Okay, so I already posted this; but I can't stop thinking about Thomas Pynchon's Gravity's Rainbow. I've been revisiting it lately for my exam prep and it's just a phenomenal book. I know there are lots of people here who love Cormac McCarthy's Blood Meridian; well, I honestly think that Gravity's Rainbow is on par with that novel, and in fact is far more stylistically/narratively complex.
Of course, that's to be expected: Blood Meridian is a historical novel, and Gravity's Rainbow, while historical to a degree, is far more interested in the unknown and the alien. And this is why I think several readers on this board would find the novel fascinating, albeit challenging.
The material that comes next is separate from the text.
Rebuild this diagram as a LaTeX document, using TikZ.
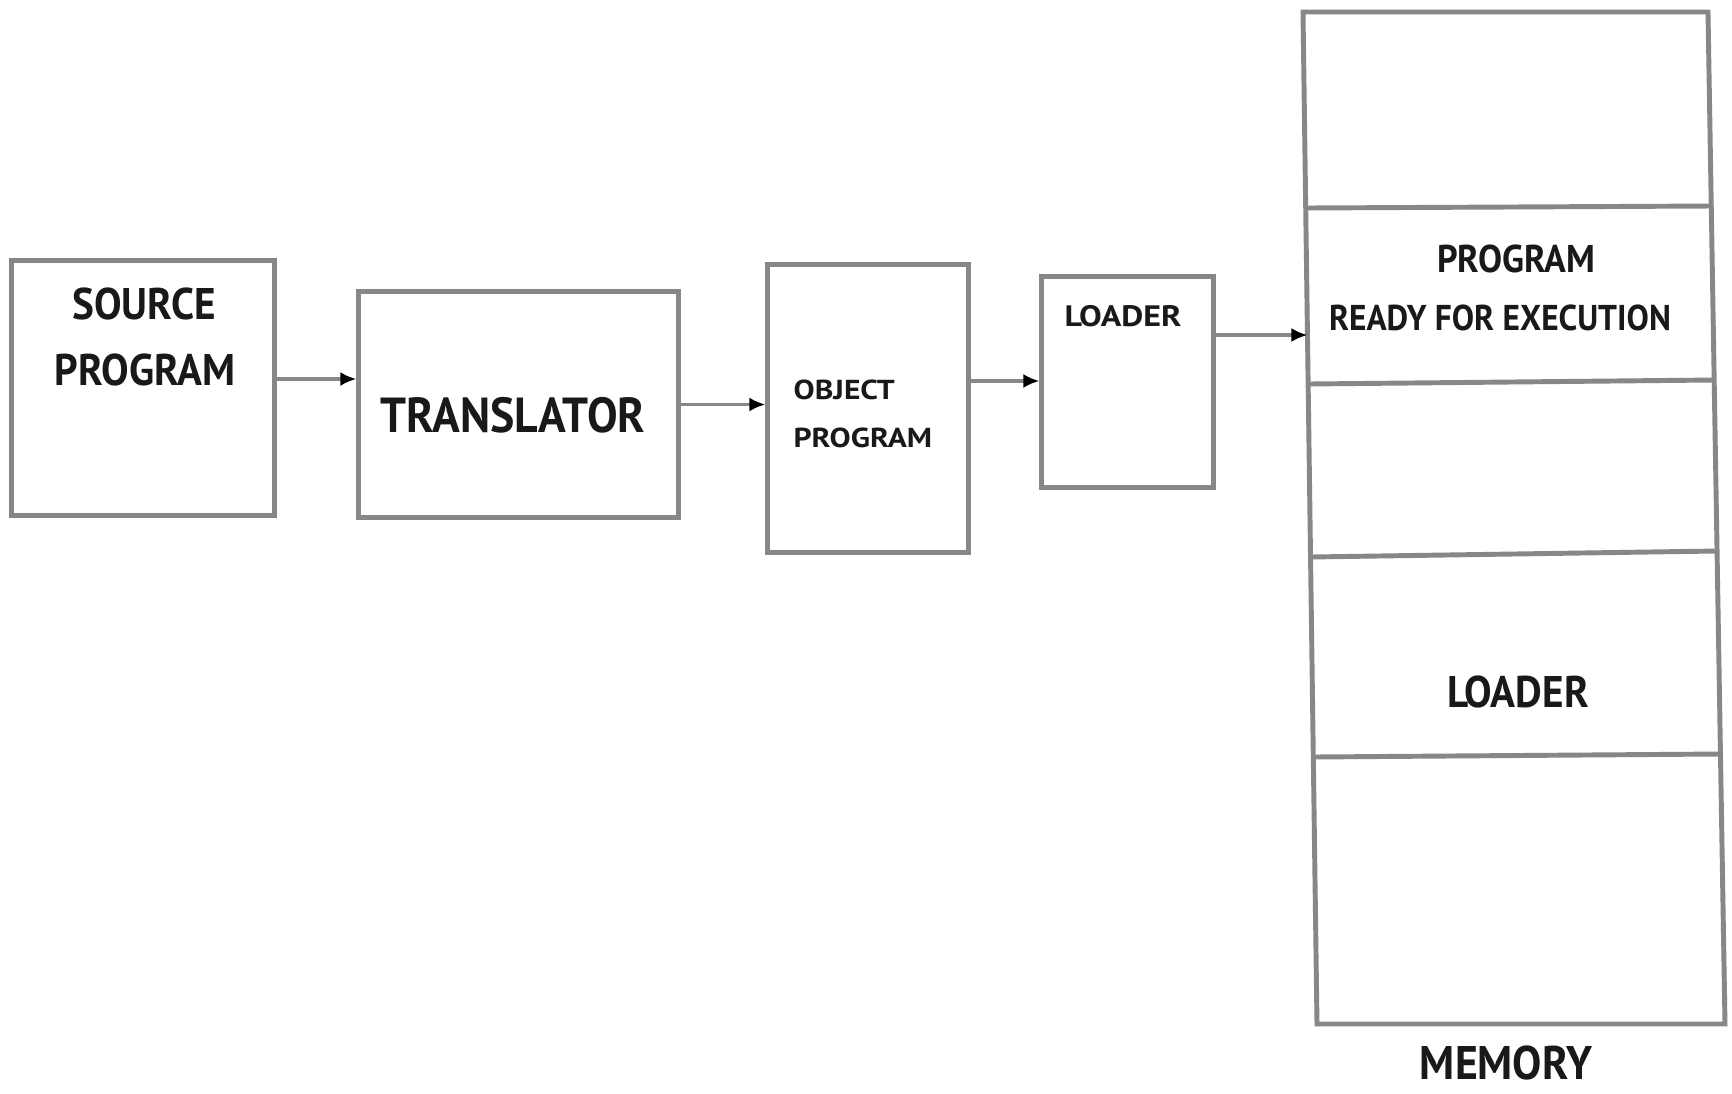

Gravity's Rainbow is a work of, for simplicity's sake, horror in its purest sense: the invasion of the living human world by the world of the inhuman dead. War in Pynchon's novel isn't so much an act of aggression between two (or more) human factions, but an interface between life and death. War is a means of communion, so to speak. This allows Pynchon to make some really sweeping political critiques as far as militarization goes, but he also takes aim at race, gender, sexuality... and in the realm of science he tackles physics, mathematics, cybernetics... he's all over the board.
It's by no means a simple narrative, and I do not claim to have a complete grasp on what exactly happens in it. But every time I go back and look at it, I find something new to underline or notate. It's just an incredible piece of literature.